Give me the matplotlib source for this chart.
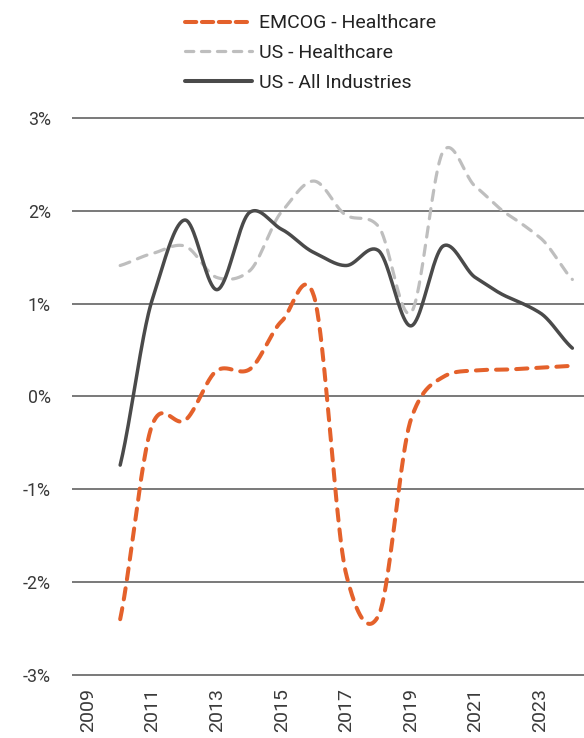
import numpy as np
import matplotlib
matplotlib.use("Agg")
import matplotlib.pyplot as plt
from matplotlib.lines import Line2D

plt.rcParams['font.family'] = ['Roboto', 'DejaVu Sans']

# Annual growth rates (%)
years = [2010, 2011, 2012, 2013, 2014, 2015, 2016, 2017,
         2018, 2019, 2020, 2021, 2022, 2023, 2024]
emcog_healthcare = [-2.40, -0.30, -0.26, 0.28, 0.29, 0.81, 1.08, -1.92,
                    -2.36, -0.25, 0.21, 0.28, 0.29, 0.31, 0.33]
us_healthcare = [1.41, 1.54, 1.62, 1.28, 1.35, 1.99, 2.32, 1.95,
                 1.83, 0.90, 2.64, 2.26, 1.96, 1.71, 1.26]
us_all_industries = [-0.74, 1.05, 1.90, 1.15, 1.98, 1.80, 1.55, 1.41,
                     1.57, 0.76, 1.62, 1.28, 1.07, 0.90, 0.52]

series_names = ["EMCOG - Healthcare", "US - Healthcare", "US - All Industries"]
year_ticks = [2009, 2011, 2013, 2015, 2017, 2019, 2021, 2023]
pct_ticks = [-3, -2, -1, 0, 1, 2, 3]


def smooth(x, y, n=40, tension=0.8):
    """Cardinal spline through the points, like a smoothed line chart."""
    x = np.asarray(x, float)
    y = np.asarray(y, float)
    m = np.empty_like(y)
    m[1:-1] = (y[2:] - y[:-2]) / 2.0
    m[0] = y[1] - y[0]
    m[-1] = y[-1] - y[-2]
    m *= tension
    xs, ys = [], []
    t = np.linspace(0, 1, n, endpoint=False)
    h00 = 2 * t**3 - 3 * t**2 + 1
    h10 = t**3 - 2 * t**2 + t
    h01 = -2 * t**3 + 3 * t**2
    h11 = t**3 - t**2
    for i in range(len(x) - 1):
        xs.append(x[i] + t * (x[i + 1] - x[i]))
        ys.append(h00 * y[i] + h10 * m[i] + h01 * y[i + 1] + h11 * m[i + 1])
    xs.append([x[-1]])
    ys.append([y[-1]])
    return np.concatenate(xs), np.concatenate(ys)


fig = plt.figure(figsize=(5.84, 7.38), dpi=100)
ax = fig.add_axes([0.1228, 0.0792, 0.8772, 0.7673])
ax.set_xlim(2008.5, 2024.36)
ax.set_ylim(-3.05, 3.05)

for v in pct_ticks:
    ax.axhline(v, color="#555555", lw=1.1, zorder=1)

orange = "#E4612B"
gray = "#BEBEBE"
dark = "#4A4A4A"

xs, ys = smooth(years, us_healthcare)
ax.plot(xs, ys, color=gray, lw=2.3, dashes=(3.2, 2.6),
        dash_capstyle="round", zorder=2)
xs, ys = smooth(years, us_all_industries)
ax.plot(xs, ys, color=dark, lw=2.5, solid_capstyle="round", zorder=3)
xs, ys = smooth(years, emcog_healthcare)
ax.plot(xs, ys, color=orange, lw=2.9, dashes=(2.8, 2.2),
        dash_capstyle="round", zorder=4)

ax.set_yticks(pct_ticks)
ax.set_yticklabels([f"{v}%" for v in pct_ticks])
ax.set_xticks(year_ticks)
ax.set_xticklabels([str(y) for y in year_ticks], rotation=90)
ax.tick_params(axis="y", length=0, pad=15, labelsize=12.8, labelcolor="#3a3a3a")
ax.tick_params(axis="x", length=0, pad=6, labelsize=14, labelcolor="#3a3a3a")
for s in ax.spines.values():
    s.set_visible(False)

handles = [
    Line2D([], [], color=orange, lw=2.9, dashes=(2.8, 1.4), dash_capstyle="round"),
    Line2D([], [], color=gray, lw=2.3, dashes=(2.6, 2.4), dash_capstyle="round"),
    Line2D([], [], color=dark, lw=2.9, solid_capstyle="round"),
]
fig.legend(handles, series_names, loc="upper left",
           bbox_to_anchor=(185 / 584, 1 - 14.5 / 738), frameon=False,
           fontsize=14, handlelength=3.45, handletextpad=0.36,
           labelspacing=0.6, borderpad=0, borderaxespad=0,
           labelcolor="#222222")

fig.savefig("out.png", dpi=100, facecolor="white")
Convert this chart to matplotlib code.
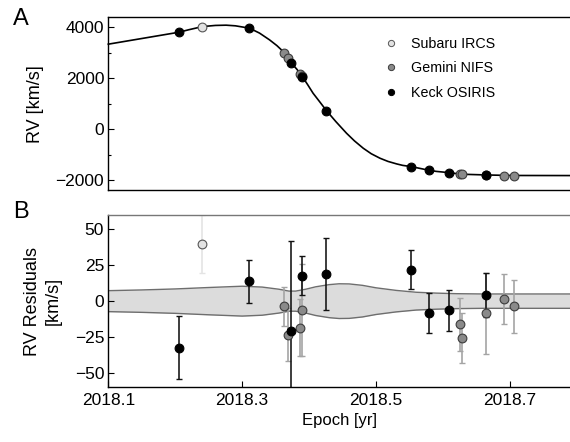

● **Task instructions**: Work out how many lines in the records above contain the word "matplotlib", and give only that number.

● **Complete answer**: 6